Что можно сказать и про рабство, и про телесные наказания? Они были варварством и жестокостью. И им нет оправдания. Но как вышло, что при этом тело стало главным и вместо души?
Рабство, телесные наказания, насилие и жестокость были настолько яркими событиями, что борьба с ними казалась самым важным в жизни всего общества. И никто не обращал внимания, что за этими громкими и яркими событиями шла тихая революция, которая и порождала все громкие дела и события. Многие вообще ничего о ней не знали, а те, кто знал, отнюдь не были склонны придавать ей сколько-то важное значение.
Эта революция называлась естествознанием, а в отношении души – физиологией, то есть наукой о фюзисе, что и есть вещество тела. Естествознание было иным способом объяснения мира, иначе – не просто наукой, а новым мировоззрением. И задачей его было занять место предыдущей опоры Власти – Церкви. Поэтому естествознание выдвинуло гипотезу, что мир можно объяснить из самого себя, без допущения идеи Бога. Тем более души.

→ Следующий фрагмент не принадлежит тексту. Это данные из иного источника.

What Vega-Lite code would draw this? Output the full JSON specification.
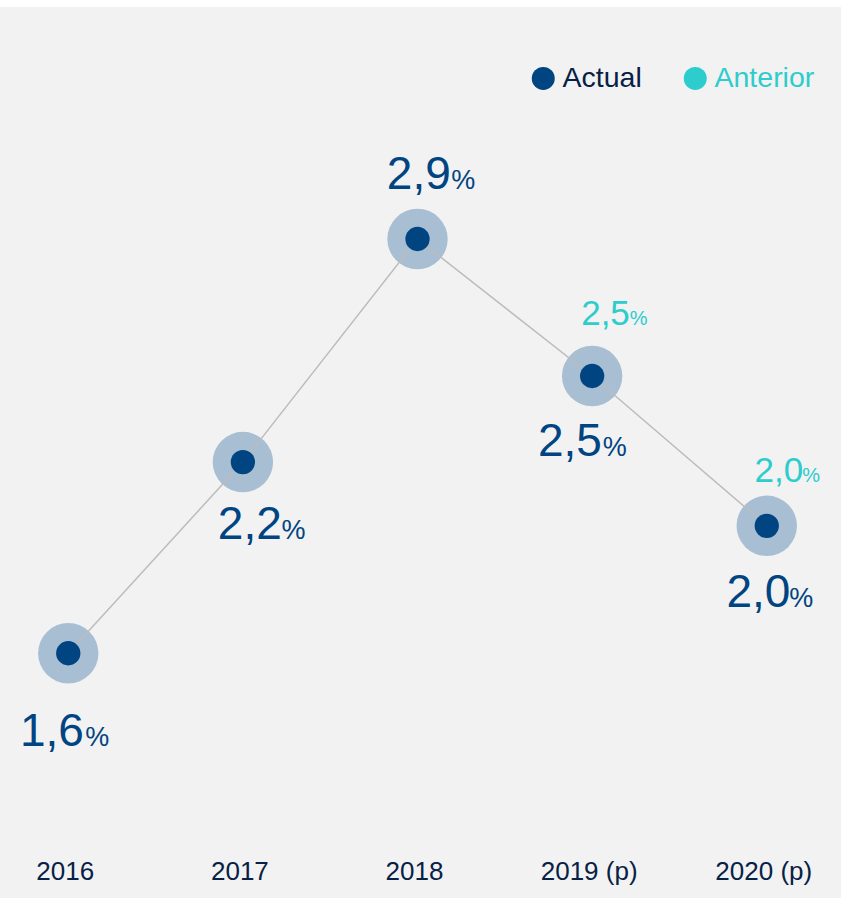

С душой, как ни странно, оказалось даже трудней, чем с Богом. Присутствие Бога в жизни простого человека не очевидно. А вот душу мы чувствуем непосредственно. Отказаться от души, значит отказаться верить собственным ощущениям. И даже этого мало. Надо еще придумать иной язык для описания этих ощущений и привыкнуть использовать его вместо родного.

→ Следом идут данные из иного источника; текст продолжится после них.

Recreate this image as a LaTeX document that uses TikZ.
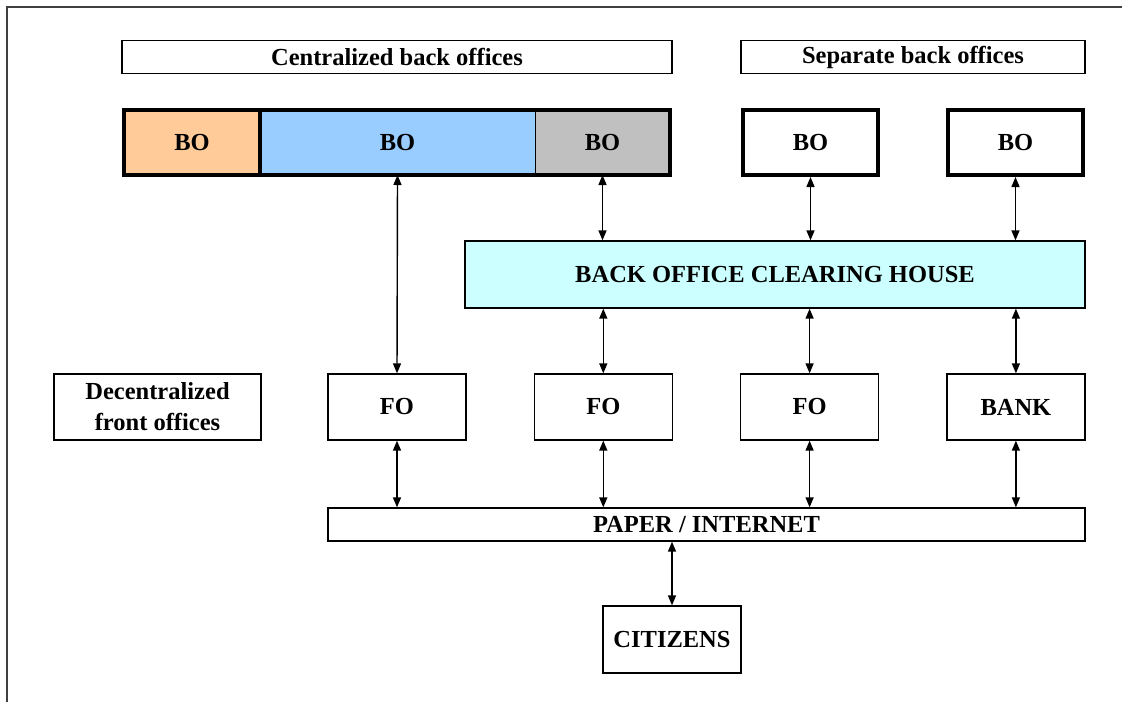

Естественнонаучная психология, во-первых, от лица науки объявила, что душа – это суеверие, ее нет, а есть только высшая нервная деятельность (ВНД). Во-вторых, она принялась методично описывать человека как рефлекторную машину, давая привычным вещам «научные» имена. Так вместо душевных движений и чувств появились эмоции, стрессы, фрустрации, комплексы, контенты сознания и целое подсознание.
И даже нервность – лишь бессмысленное словечко из того же ряда, не имеющее отношения ни к какой действительности. Когда кто-то говорит, что у него шалят нервы или срыв на нервной почве – это не имеет никакого отношения к нервам. Просто это звучало модно-научно в девятнадцатом столетии.
Все в мире стало веществом, и должно было пониматься как проявления вещества. Дух изгонялся, а все, что не объяснялось просто фюзисом, объяснялось высокой сложностью организации фюзиса. Так родился организм и физиология организмов.
Надо отдать физиологии должное: она прекрасно описала то, что действительно относится к веществу человеческого тела или к телу целиком. Но все ее попытки объяснить душу рефлекторно оказались неудачными. Душа из тела не объясняется, как и душевная жизнь. А если душевная жизнь необъяснима, то и не может быть никакой прикладной психологии. Иными словами, если психолог не может объяснить душевную жизнь на фундаментальном уровне, то он с ней и работать не может.
Так родился разрыв между академической и практической психологиями. Академическая психология сама признает, что не может выйти за рамки теории. А практические психологии могут работать с клиентом, иногда очень успешно, но при этом не являются науками в собственном смысле этого слова.
Они все вырастают из гениальных находок, вроде наблюдения дикаря: если на упавшем космическом корабле нажать на кнопку у входа, то зажигается свет. Объяснить это дикарь может, лишь создав миф. Понять он не в силах, потому что для понимания нужна та самая фундаментальная научная теория, которая верно видит устройство.
Поскольку практические психологи, потрясенные величием и силой научного сообщества, стремятся не объяснить открывшуюся им действительность через подлинное исследование, а связать себя с уже имеющейся «научной» психологией, то получается, что они пытаются найти объяснения действительности в мифе.
Миф необходим, когда нужно сделать присутствие Бога в нашем мире приемлемым для человечков. Огромные человеческие сообщества, вроде науки или государств, – это, безусловно, боги. Гоббс называл их Левиафанами. И был прав в том, что сообщества обладают всеми признаками живого существа. Но к этому можно добавить еще и то, что они обладают и своеобразными личностями. И личности эти далеко не так красивы и приятны, как интеллигентные лица ученых. Боги-сообщества находятся на гораздо менее продвинутой стадии нравственного развития, чем отдельные представители человечества. Но в целом каждый народ заслуживает свое государство, потому что оно такое, каков народ в глубине своей народной души.
Сообщество психологов, безусловно, велико, могуче и обладает некой коллективной личностью, что делает его Божеством. Пусть и не из главных в пантеоне России. Но Богу психологии приходится выживать в своем божественном сообществе, которое несколько раз пыталось ее уничтожить в прошлом. Попросту, отменить и запретить, передав ее предмет физиологии. Так было в середине девятнадцатого века, когда этого требовал Сеченов, так было в 1950-м на знаменитой Павловской сессии.